Estaba en el gimnasio, una sala repleta de gente, todos hombres y una sola mujer. Me pregunté por qué no van más mujeres al gimnasio.

Un pensamiento se coló sin querer: «vengo al gimnasio porque soy un hombre». Inmediatamente me di cuenta de que no era verdad. Voy al gimnasio porque me hace sentir bien (las inyeciones de testosterona tienen mucho que ver con eso, todo hay que decirlo). Así que apareció otro pensamiento: «soy hombre porque vengo al gimnasio». Un reconocimiento de que, como con frecuencia hago cosas que generalmente están atribuidas al género masculino, eso indica que yo pertenezco también a ese género. El pensamiento fue descartado de manera fulminante.

«Vengo al gimnasio por diversos motivos. Eso no tiene nada que ver con quien soy.»

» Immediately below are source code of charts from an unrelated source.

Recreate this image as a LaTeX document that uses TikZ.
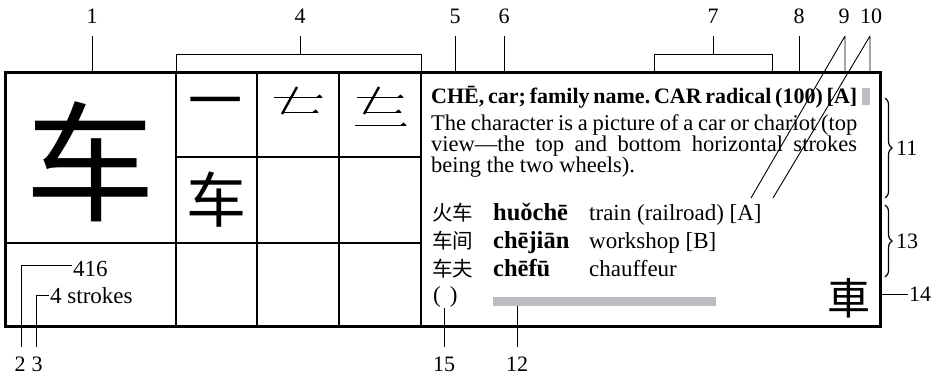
\documentclass[tikz,border=0pt]{standalone}
\usepackage{fontspec}
\setmainfont{Liberation Serif}
\newfontfamily\cjk{Noto Sans CJK SC}
\usetikzlibrary{decorations.pathreplacing}
\definecolor{bargray}{RGB}{187,189,192}
\frenchspacing
\newcommand\hstroke[3]{\draw[line width=0.9pt] (#1,#3) -- (#2,#3);
  \fill (#2-6,#3+0.5) -- (#2-2.5,#3-2.5) -- (#2+0.6,#3+0.5) -- cycle;}
\newcommand\fullline[1]{{\spaceskip=0.22em plus 1em minus 0.15em\makebox[426pt][s]{#1}}}
\begin{document}
\begin{tikzpicture}[x=1pt,y=-1pt,
  lab/.style={font=\fontsize{22}{22}\selectfont, inner sep=0pt},
  ln/.style={line width=0.9pt},
  gridline/.style={line width=1.3pt},
  frame/.style={line width=3pt},
  body/.style={font=\fontsize{22.5}{22.5}\selectfont, inner sep=0pt, anchor=base west},
  rowtext/.style={font=\fontsize{23}{23}\selectfont, inner sep=0pt, anchor=base west},
  pinyin/.style={font=\fontsize{24.5}{24.5}\selectfont\bfseries, inner sep=0pt, anchor=base west},
  hanzi/.style={font=\fontsize{20.5}{20.5}\cjk, inner sep=0pt, anchor=base west},
  bigchar/.style={inner sep=0pt},
  brc/.style={decorate, decoration={brace, amplitude=7pt}, line width=1.2pt}
]
\useasboundingbox (0,0) rectangle (940,376);
% grid
\draw[gridline] (176,72) -- (176,326) (257,72) -- (257,326) (339,72) -- (339,326) (421,72) -- (421,326);
\draw[gridline] (176,157) -- (421,157) (5,243) -- (421,243);
\draw[frame] (5,72) rectangle (880,326);
% characters in grid
\node[bigchar, font=\fontsize{130}{130}\cjk] (big) at (90,162) {车};
\node[bigchar, font=\fontsize{54}{54}\cjk] (s1) at (215,109) {一};
\hstroke{274}{322}{97}
\draw[line width=2.4pt] (297,87) -- (282,114);
\hstroke{282}{318}{112}
\hstroke{357}{403}{97}
\draw[line width=2.4pt] (379,87) -- (364,114);
\hstroke{364}{401}{112}
\hstroke{355}{406}{125}
\node[bigchar, font=\fontsize{60}{60}\cjk] (s4) at (216,200) {车};
% bottom-left info
\node[rowtext] (num) at (73,276) {416};
\node[rowtext] (strk) at (50,303) {4 strokes};
% right panel text
\node[body, font=\fontsize{22}{22}\selectfont\bfseries] (head) at (431,103) {\fullline{CHĒ, car; family name. CAR radical (100) [A]}};
\fill[bargray] (862,88) rectangle (870,105);
\node[body] (b1) at (431,130) {\fullline{The character is a picture of a car or chariot (top}};
\node[body] (b2) at (431,151) {\fullline{view---the top and bottom horizontal strokes}};
\node[body] (b3) at (431,172) {being the two wheels).};
\node[hanzi] (c1) at (432,220) {火车};
\node[pinyin] (p1) at (493,220) {huǒchē};
\node[rowtext] (e1) at (589,220) {train (railroad) [A]};
\node[hanzi] (c2) at (432,248) {车间};
\node[pinyin] (p2) at (493,248) {chējiān};
\node[rowtext] (e2) at (589,248) {workshop [B]};
\node[hanzi] (c3) at (432,276) {车夫};
\node[pinyin] (p3) at (493,276) {chēfū};
\node[rowtext] (e3) at (589,276) {chauffeur};
\node[rowtext] (par) at (433,302) {(\hspace{9pt})};
\fill[bargray] (493,297) rectangle (716,306);
\node[bigchar, font=\fontsize{43}{43}\cjk] (trad) at (849,298) {車};
% top labels
\node[lab] (L1) at (92,16) {1};
\node[lab] (L4) at (300,16) {4};
\node[lab] (L5) at (455,16) {5};
\node[lab] (L6) at (504,16) {6};
\node[lab] (L7) at (713,16) {7};
\node[lab] (L8) at (799,16) {8};
\node[lab] (L9) at (844,16) {9};
\node[lab] (L10) at (871,16) {10};
\coordinate (a1) at (92,36); \coordinate (z1) at (92,72);
\coordinate (a5) at (455,36); \coordinate (z5) at (455,72);
\coordinate (a6) at (504,36); \coordinate (z6) at (504,72);
\coordinate (a8) at (799,36); \coordinate (z8) at (799,72);
\coordinate (a9) at (845,36); \coordinate (z9) at (845,72); \coordinate (d9) at (751,198);
\coordinate (a10) at (870,36); \coordinate (z10) at (870,72); \coordinate (d10) at (773,198);
\draw[ln] (a1) -- (z1);
\draw[ln] (a5) -- (z5);
\draw[ln] (a6) -- (z6);
\draw[ln] (a8) -- (z8);
\draw[ln] (a9) -- (z9) (a9) -- (d9);
\draw[ln] (a10) -- (z10) (a10) -- (d10);
\coordinate (a4) at (300,36); \coordinate (m4) at (300,54);
\draw[ln] (176,72) -- (176,54) -- (421,54) -- (421,72);
\draw[ln] (a4) -- (m4);
\coordinate (a7) at (713,36); \coordinate (m7) at (713,54);
\draw[ln] (654,72) -- (654,54) -- (772,54) -- (772,72);
\draw[ln] (a7) -- (m7);
% right labels
\draw[brc] (885,98) -- (885,198);
\node[lab, anchor=west] (L11) at (896,148) {11};
\draw[brc] (885,205) -- (885,277);
\node[lab, anchor=west] (L13) at (896,241) {13};
\coordinate (z14) at (880,294); \coordinate (a14) at (908,294);
\draw[ln] (z14) -- (a14);
\node[lab, anchor=west] (L14) at (909,294) {14};
% bottom labels
\node[lab] (L2) at (20,364) {2};
\node[lab] (L3) at (37,364) {3};
\node[lab] (L15) at (444,364) {15};
\node[lab] (L12) at (517,364) {12};
\coordinate (a2) at (21,347); \coordinate (k2) at (21,265); \coordinate (z2) at (72,265);
\coordinate (a3) at (36,347); \coordinate (k3) at (36,295); \coordinate (z3) at (49,295);
\draw[ln] (a2) -- (k2) -- (z2);
\draw[ln] (a3) -- (k3) -- (z3);
\coordinate (a15) at (444,347); \coordinate (z15) at (444,308);
\coordinate (a12) at (517,347); \coordinate (z12) at (517,306);
\draw[ln] (a15) -- (z15);
\draw[ln] (a12) -- (z12);
\end{tikzpicture}
\end{document}
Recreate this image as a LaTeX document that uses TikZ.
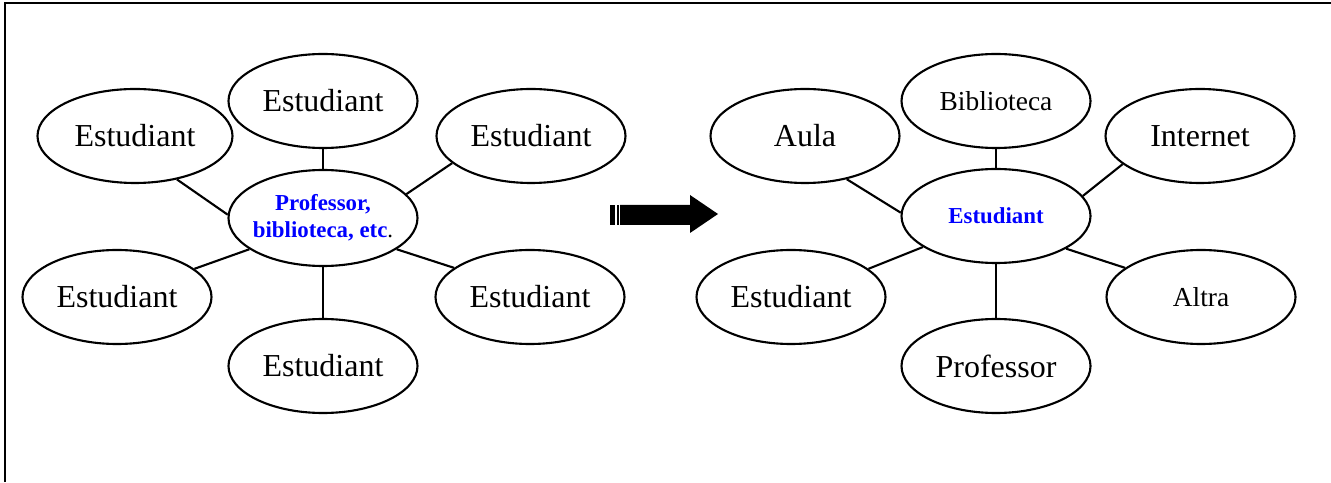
\documentclass[tikz,border=0pt]{standalone}
\usepackage{fontspec}
\setmainfont{Liberation Serif}
\usetikzlibrary{shapes.geometric}

\begin{document}
\begin{tikzpicture}[auto, line width=0.6pt,
    bubble/.style={ellipse, draw, line width=0.6pt, inner sep=0pt,
      minimum width=1.89cm, minimum height=0.94cm, font=\fontsize{9.1}{10}\selectfont},
    smallbubble/.style={bubble, font=\fontsize{7.8}{9}\selectfont},
    hub/.style={bubble, inner xsep=-4pt, align=center, text=blue, font=\fontsize{6.5}{7.7}\selectfont\bfseries}]
    \useasboundingbox (0, 0) rectangle (13.31, 4.82);
    \draw [line width=0.85pt] (0.05, 0)--(0.05, 4.79)--(13.31, 4.79);
    \node[hub, minimum height=0.96cm] (0) at (3.23, 2.64) {Professor,\\biblioteca, etc\textcolor{black}{\mdseries .}};
    \node[bubble] (1) at (3.23, 3.81) {Estudiant};
    \node[bubble, minimum width=1.95cm] (2) at (1.35, 3.46) {Estudiant};
    \node[bubble] (3) at (5.31, 3.46) {Estudiant};
    \node[bubble] (4) at (1.17, 1.85) {Estudiant};
    \node[bubble] (5) at (5.30, 1.85) {Estudiant};
    \node[bubble] (6) at (3.23, 1.16) {Estudiant};
    \node[hub] (10) at (9.96, 2.66) {Estudiant};
    \node[smallbubble] (11) at (9.96, 3.81) {Biblioteca};
    \node[bubble] (12) at (8.05, 3.46) {Aula};
    \node[bubble] (13) at (12.00, 3.46) {Internet};
    \node[bubble] (14) at (7.91, 1.85) {Estudiant};
    \node[smallbubble] (15) at (12.01, 1.85) {Altra};
    \node[bubble] (16) at (9.96, 1.16) {Professor};
    \draw [-] (1.south) to (0.north);
    \draw [-] (2.-46) to (0.178);
    \draw [-] (0.16) to (3.199);
    \draw [-] (4.20) to (0.203);
    \draw [-] (0.337) to (5.159);
    \draw [-] (0.south) to (6.north);
    \draw [-] (11.south) to (10.north);
    \draw [-] (12.-46) to (10.178);
    \draw [-] (10.13) to (13.200);
    \draw [-] (14.20) to (10.203);
    \draw [-] (10.335) to (15.159);
    \draw [-] (10.south) to (16.north);
    % striped arrow
    \fill (6.10, 2.57) rectangle (6.15, 2.77);
    \fill (6.17, 2.57) rectangle (6.19, 2.77);
    \fill (6.20, 2.57)--(6.90, 2.57)--(6.90, 2.49)--(7.18, 2.68)--(6.90, 2.87)--(6.90, 2.77)--(6.20, 2.77)--cycle;
  \end{tikzpicture}
\end{document}
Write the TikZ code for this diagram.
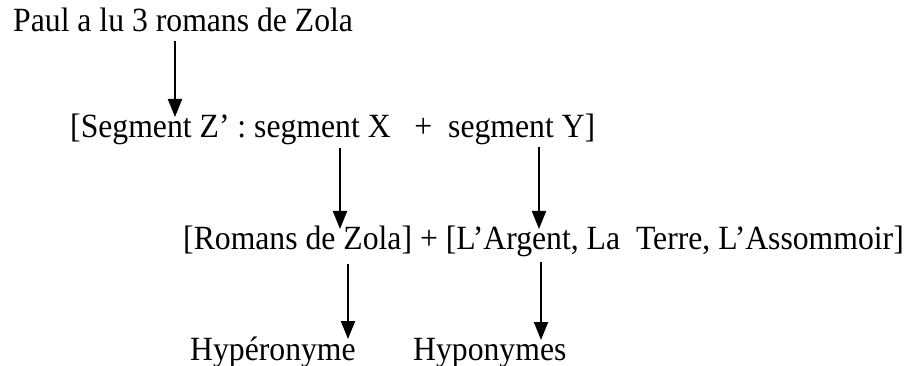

Llegar a esto me costó tan sólo diez segundos, tal vez quince, pero si no lo hubiese hecho, seguramente habría sido el preámbulo de una revisión completa de mis hábitos y gustos, más o menos masculinos, más o menos femeninos, no sólo del presente, sino también del pasado, para tratar de descubrir a través de ellos quien soy yo. O, más bien, por qué soy yo. Una revisión que diría que no nos pertenece exclusivamente a las personas trans, sino que quienes no son trans también hacen de vez en cuando para comprobar con qué exactitud se pliegan a los estándares «naturales» de feminidad o masculinidad, y si debería corregir algo, o si, por el contrario, en el fondo se sienten bien no siendo unas barbies cursilonas o unos machotes insensibles (curiosamente ninguno de los estereotipos de género incentiva la inteligencia). Sólo que las personas trans ya sabemos que no cumplimos los requisitos básicos y que, en el fondo, nunca los cumpliremos (por más que haya quien se empeñe en enterrar el pasado, como si hubiese muerto y renacido de manera prácticamente literal), por lo que, para compensar, podemos sentir una cierta tendencia a perfeccionar el rol de género cultural.

Al mismo tiempo, si hemos leido un poco y hemos prestado oidos a otros discursos alternativos (teorías feministas, queer, etc… mal interpretadas), es posible que lo que nos preocupe sea lo contrario: que estemos imitando demasiado bien el rol de género como una forma de sumisión a la norma establecida.

Tanto una idea como la otra son bastante absurdas. Cada cual debería poder hacer lo que quiera, le guste, o necesite, sin recibir por ello un juicio moral, ya sea externo o interno. Parece lógico ¿no? Además, esto ya lo he pensado mil veces, y quizá lo haya escrito por aquí al menos dos o tres veces. Sin embargo, parece que ese pensamiento de autoevaluación aparece de nuevo cuando menos me lo espero. Asumir que soy quien soy, así, sin referencias externas, es una tarea muy difícil.